Found in IBD's Dividend Leaders screen, Western Midstream Partners (WES) is in the spotlight, boasting a sizzling 9% dividend yield.
Formed in 2019 from a spinoff from Occidental Petroleum (OXY), Western Midstream operates over 14,000 miles of crude oil and natural gas pipelines across the American Midwest. Despite the split, the companies are still completely intertwined, with Occidental controlling operations and owning 49% of Western Midstream.
↑ XOil and gas midstream companies often appear in IBD's Income Investor column due to their stable, fee-based contracts. These contracts enable companies to provide steady distributions without being overly exposed to energy price volatility.
Additionally, the significant capital investment required to build pipeline infrastructure creates high barriers to entry, resulting in limited competition. This often leads to claims that such companies hold a monopoly in the sector.
This environment bodes well for investors. While many high-yielding stocks come with significant caveats, Western Midstream stands out with its impressive 9% annualized yield, far surpassing the S&P 500's average dividend yield of 1.2%.

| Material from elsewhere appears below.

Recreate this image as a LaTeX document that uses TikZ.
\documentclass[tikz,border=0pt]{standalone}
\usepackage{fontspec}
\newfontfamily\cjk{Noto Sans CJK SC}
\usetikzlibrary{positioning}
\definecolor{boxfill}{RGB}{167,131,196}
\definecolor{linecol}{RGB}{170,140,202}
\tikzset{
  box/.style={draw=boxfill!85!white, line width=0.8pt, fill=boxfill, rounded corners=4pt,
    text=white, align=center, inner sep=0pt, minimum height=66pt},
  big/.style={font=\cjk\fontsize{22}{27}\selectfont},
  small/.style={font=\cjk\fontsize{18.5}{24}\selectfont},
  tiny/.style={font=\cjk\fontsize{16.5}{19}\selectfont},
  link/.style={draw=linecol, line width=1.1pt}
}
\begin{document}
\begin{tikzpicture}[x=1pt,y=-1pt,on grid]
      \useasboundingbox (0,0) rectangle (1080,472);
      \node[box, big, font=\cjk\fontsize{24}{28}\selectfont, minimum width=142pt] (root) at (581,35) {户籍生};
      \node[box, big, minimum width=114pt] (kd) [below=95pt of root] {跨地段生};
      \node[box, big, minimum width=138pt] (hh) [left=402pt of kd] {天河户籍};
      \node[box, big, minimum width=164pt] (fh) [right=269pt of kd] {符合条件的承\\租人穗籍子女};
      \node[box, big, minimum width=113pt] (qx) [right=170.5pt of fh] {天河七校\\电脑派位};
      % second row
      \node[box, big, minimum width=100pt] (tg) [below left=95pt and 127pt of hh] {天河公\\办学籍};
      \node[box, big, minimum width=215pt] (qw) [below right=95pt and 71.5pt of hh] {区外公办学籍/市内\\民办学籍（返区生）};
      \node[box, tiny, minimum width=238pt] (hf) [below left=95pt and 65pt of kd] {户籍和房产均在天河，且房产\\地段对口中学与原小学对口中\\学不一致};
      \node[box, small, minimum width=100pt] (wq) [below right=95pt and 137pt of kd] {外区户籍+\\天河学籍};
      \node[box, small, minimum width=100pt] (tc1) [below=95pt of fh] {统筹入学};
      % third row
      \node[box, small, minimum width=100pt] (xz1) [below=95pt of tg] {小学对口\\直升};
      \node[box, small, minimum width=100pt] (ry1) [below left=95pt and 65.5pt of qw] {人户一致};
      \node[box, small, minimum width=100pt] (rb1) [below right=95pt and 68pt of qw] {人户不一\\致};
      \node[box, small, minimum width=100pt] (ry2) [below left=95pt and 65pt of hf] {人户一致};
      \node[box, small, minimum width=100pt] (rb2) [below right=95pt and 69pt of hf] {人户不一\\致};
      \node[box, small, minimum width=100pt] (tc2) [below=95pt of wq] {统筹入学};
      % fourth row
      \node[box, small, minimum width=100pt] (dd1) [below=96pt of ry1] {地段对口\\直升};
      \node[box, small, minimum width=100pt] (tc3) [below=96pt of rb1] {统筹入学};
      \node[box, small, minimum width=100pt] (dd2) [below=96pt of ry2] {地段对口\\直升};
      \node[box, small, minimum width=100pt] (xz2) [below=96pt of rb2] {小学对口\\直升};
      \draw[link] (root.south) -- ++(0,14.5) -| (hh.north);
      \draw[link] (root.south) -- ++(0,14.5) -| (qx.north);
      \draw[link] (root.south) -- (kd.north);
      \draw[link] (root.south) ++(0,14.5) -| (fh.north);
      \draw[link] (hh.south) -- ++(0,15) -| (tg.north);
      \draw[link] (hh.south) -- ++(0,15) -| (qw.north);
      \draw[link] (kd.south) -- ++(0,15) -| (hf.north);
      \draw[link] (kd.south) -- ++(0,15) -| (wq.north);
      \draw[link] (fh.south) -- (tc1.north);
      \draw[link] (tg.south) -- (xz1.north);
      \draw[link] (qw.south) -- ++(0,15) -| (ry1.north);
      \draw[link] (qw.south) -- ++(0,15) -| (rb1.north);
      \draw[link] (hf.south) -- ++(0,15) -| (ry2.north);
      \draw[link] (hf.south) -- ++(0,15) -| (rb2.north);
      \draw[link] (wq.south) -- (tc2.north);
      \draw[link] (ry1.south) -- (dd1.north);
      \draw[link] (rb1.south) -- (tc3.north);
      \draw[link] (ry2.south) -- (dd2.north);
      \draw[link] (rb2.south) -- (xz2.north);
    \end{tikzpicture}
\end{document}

That high yield should be expected to continue moving forward with the company posting record volumes of gas and oil flow through its Delaware and Powder River basin network last quarter.

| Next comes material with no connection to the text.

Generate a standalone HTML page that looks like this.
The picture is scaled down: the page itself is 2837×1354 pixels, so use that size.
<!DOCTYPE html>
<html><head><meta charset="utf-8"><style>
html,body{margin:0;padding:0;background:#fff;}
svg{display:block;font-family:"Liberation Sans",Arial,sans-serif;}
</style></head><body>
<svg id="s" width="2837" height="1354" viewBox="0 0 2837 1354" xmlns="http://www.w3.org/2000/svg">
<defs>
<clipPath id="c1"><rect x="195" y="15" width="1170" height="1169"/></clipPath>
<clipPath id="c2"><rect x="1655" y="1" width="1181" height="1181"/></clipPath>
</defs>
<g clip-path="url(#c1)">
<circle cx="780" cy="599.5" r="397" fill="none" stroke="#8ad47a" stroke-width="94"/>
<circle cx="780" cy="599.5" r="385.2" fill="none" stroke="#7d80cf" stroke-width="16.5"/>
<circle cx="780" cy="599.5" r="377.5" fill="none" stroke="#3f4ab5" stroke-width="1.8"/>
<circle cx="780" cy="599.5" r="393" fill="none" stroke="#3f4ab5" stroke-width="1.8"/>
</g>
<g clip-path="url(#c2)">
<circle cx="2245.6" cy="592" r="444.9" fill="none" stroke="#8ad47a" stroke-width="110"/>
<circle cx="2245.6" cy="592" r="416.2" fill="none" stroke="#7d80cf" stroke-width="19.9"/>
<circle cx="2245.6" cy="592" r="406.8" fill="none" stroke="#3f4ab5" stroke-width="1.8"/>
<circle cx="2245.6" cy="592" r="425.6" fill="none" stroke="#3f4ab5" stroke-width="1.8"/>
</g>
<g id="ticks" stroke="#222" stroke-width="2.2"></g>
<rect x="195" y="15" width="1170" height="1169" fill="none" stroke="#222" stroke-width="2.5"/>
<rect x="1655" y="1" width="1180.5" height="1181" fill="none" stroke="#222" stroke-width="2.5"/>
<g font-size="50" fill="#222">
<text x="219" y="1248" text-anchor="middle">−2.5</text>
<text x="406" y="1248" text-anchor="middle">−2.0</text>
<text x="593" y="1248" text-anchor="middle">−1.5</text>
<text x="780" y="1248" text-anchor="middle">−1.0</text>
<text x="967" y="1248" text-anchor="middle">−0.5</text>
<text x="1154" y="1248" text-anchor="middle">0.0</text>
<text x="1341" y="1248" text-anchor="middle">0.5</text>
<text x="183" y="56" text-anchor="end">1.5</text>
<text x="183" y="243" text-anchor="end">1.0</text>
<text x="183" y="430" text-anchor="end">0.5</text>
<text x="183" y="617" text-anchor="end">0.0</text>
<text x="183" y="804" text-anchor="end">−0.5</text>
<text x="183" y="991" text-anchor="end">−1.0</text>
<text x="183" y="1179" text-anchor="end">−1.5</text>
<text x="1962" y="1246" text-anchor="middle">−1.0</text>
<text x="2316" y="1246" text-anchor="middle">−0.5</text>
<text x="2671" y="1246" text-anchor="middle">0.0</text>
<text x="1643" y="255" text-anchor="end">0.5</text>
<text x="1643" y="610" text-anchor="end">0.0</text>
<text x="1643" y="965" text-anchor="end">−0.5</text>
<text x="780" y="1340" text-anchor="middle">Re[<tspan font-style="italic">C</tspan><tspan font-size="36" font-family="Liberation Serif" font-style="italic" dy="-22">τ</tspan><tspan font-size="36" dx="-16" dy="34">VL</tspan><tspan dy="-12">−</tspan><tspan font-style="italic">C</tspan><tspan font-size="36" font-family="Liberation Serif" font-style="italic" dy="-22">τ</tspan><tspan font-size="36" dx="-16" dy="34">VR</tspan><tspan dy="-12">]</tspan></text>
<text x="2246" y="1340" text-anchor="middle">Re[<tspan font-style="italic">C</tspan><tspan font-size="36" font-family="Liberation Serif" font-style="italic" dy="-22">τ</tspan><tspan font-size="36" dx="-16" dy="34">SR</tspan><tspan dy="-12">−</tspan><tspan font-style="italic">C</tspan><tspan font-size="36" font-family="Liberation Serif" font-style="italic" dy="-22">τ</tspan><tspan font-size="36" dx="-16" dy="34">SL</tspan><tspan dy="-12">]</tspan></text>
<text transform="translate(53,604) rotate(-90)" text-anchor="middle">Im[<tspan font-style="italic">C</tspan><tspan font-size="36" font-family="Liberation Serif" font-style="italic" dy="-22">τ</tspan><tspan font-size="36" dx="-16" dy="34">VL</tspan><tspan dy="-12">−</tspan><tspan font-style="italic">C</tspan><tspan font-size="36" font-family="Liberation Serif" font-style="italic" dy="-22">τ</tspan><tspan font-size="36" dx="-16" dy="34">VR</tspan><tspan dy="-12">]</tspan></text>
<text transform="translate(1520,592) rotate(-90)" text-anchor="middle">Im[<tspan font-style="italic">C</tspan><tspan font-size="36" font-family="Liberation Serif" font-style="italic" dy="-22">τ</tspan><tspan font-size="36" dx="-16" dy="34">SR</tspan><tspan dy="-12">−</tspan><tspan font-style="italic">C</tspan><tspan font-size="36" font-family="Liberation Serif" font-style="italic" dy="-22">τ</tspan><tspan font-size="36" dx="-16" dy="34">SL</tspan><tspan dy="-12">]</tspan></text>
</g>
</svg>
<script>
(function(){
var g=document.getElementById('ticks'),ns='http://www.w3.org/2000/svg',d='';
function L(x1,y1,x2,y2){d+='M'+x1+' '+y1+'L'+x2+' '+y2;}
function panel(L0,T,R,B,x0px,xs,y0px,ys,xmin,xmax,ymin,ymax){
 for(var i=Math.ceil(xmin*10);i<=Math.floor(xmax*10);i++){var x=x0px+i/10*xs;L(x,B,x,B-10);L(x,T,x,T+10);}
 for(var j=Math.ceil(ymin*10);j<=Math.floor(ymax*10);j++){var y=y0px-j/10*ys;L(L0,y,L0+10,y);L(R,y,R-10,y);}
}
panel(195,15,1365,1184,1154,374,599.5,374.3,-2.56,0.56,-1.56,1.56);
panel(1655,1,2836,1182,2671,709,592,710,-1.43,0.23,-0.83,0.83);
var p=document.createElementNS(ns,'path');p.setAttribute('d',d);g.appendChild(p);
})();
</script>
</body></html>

Moving forward, company President and CEO Oscar Brown hinted at potential future expansions or acquisitions.
This strategy aligns with a favorable regulatory outlook, as the incoming Trump administration is expected to ease regulations and environmental standards — key factors that have historically caused delays and increased costs for pipeline expansion projects.

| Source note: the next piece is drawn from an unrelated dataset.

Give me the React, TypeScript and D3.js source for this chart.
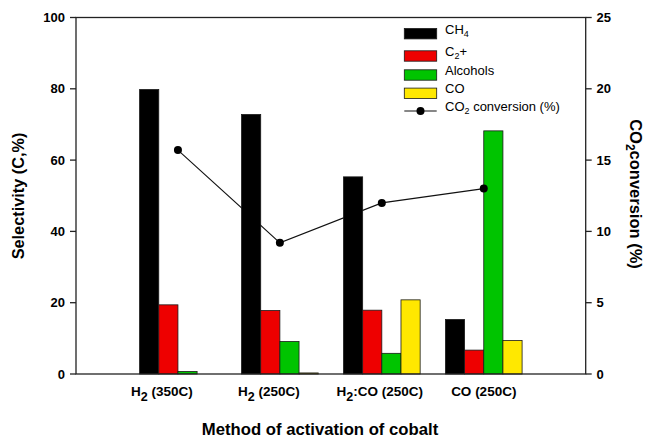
import React from "react";
import { scaleLinear, line } from "d3";

// selectivity (C, %) per activation method
const categories = ["H2 (350C)", "H2 (250C)", "H2:CO (250C)", "CO (250C)"];
const seriesNames = ["CH4", "C2+", "Alcohols", "CO"];
const ch4 = [79.8, 72.8, 55.3, 15.3];
const c2plus = [19.4, 17.8, 17.9, 6.7];
const alcohols = [0.7, 9.1, 5.8, 68.2];
const coSel = [0, 0.3, 20.8, 9.4];
// CO2 conversion (%) on the right axis
const co2Conversion = [15.7, 9.2, 12.0, 13.0];
const leftTicks = [0, 20, 40, 60, 80, 100];
const rightTicks = [0, 5, 10, 15, 20, 25];

const colors = ["#000000", "#ee0000", "#00c400", "#ffe800"];
const labelShift = [-16, -11, -2, 0]; // category labels sit a bit left in the original
const font = "Arial, 'Liberation Sans', sans-serif";

const W = 646;
const H = 439;
const m = { left: 76, right: 585.7, top: 17.5, bottom: 374 };

// turn digits that follow a letter into subscripts (H2, CH4, CO2)
function chem(label: string, subSize: number, drop: number) {
  const out: any[] = [];
  let buf = "";
  let lowered = false;
  for (let i = 0; i < label.length; i++) {
    const c = label[i];
    if (/\d/.test(c) && i > 0 && /[A-Za-z]/.test(label[i - 1])) {
      if (buf) out.push(<tspan key={"t" + i} dy={lowered ? -drop : 0}>{buf}</tspan>);
      if (buf) lowered = false;
      out.push(
        <tspan key={"s" + i} fontSize={subSize} dy={lowered ? 0 : drop}>
          {c}
        </tspan>
      );
      lowered = true;
      buf = "";
    } else {
      buf += c;
    }
  }
  if (buf) out.push(<tspan key="end" dy={lowered ? -drop : 0}>{buf}</tspan>);
  return out;
}

export default function App() {
  const series = [ch4, c2plus, alcohols, coSel];
  const x = scaleLinear().domain([0, categories.length + 1]).range([m.left, m.right]);
  const yL = scaleLinear().domain([0, 100]).range([m.bottom, m.top]);
  const yR = scaleLinear().domain([0, 25]).range([m.bottom, m.top]);
  const barW = (x(1) - x(0)) * 0.188;

  const conv = line<number>()
    .x((_, i) => x(i + 1))
    .y((d) => yR(d));

  const legendY = [33.7, 56, 75, 93.3];
  const legX = 404.3;

  return (
    <svg
      width={W}
      height={H}
      style={{ position: "absolute", left: 0, top: 0, background: "#fff" }}
      fontFamily={font}
    >
      <rect width={W} height={H} fill="#fff" />

      {/* conversion line sits behind the bars */}
      <path d={conv(co2Conversion) || ""} fill="none" stroke="#111" strokeWidth={1.1} />

      {series.map((vals, s) =>
        vals.map((v, i) =>
          v > 0 ? (
            <rect
              key={s + "-" + i}
              x={x(i + 1) + (s - 2) * barW}
              y={yL(v)}
              width={barW}
              height={yL(0) - yL(v)}
              fill={colors[s]}
              stroke="#1a1a1a"
              strokeWidth={0.8}
            />
          ) : null
        )
      )}

      {co2Conversion.map((v, i) => (
        <circle key={"p" + i} cx={x(i + 1)} cy={yR(v)} r={4} fill="#000" />
      ))}

      {/* frame */}
      <rect
        x={m.left}
        y={m.top}
        width={m.right - m.left}
        height={m.bottom - m.top}
        fill="none"
        stroke="#222"
        strokeWidth={1.3}
      />

      {/* left axis */}
      {leftTicks.map((t) => (
        <g key={"l" + t}>
          <line x1={m.left - 6} x2={m.left} y1={yL(t)} y2={yL(t)} stroke="#222" strokeWidth={1.3} />
          <text x={65} y={yL(t)} dy="0.35em" textAnchor="end" fontSize={13} fontWeight="bold">
            {t}
          </text>
        </g>
      ))}

      {/* right axis */}
      {rightTicks.map((t) => (
        <g key={"r" + t}>
          <line x1={m.right} x2={m.right + 6} y1={yR(t)} y2={yR(t)} stroke="#222" strokeWidth={1.3} />
          <text x={596.5} y={yR(t)} dy="0.35em" textAnchor="start" fontSize={13} fontWeight="bold">
            {t}
          </text>
        </g>
      ))}

      {/* category labels */}
      {categories.map((c, i) => (
        <text
          key={c}
          x={x(i + 1) + labelShift[i]}
          y={396}
          textAnchor="middle"
          fontSize={13.5}
          fontWeight="bold"
        >
          {chem(c, 12.5, 5)}
        </text>
      ))}

      {/* axis titles */}
      <text x={320} y={435} textAnchor="middle" fontSize={16.7} fontWeight="bold">
        Method of activation of cobalt
      </text>
      <text
        transform="translate(24,196) rotate(-90)"
        textAnchor="middle"
        fontSize={16.3}
        fontWeight="bold"
      >
        Selectivity (C,%)
      </text>
      <text
        transform="translate(629.5,194) rotate(90)"
        textAnchor="middle"
        fontSize={16.5}
        fontWeight="bold"
      >
        {chem("CO2conversion (%)", 12, 4)}
      </text>

      {/* legend */}
      {seriesNames.map((n, s) => (
        <g key={n}>
          <rect
            x={legX}
            y={legendY[s] - 5.2}
            width={32.4}
            height={10.4}
            fill={colors[s]}
            stroke="#1a1a1a"
            strokeWidth={0.8}
          />
          <text x={445} y={legendY[s]} dy="0.35em" fontSize={13}>
            {chem(n, 9, 3)}
          </text>
        </g>
      ))}
      <line x1={legX} x2={legX + 32.4} y1={111} y2={111} stroke="#111" strokeWidth={1.1} />
      <circle cx={legX + 16.2} cy={111} r={4} fill="#000" />
      <text x={445} y={111} dy="0.35em" fontSize={13}>
        {chem("CO2 conversion (%)", 9, 3)}
      </text>
    </svg>
  );
}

Financially, Western Midstream is in solid shape. The company recently issued $800 million of 5.450% senior notes due in 2034, effectively refinancing its upcoming debt maturities. Additionally, it achieved its trailing 12-month net leverage ratio target of three times last quarter.
Shares of Western Midstream are trading above the 200-day moving average. The stock appears to be forming a double-bottom base with a 41.29 handle buy point. The relative strength line, however, is lagging, its MarketSurge chart shows.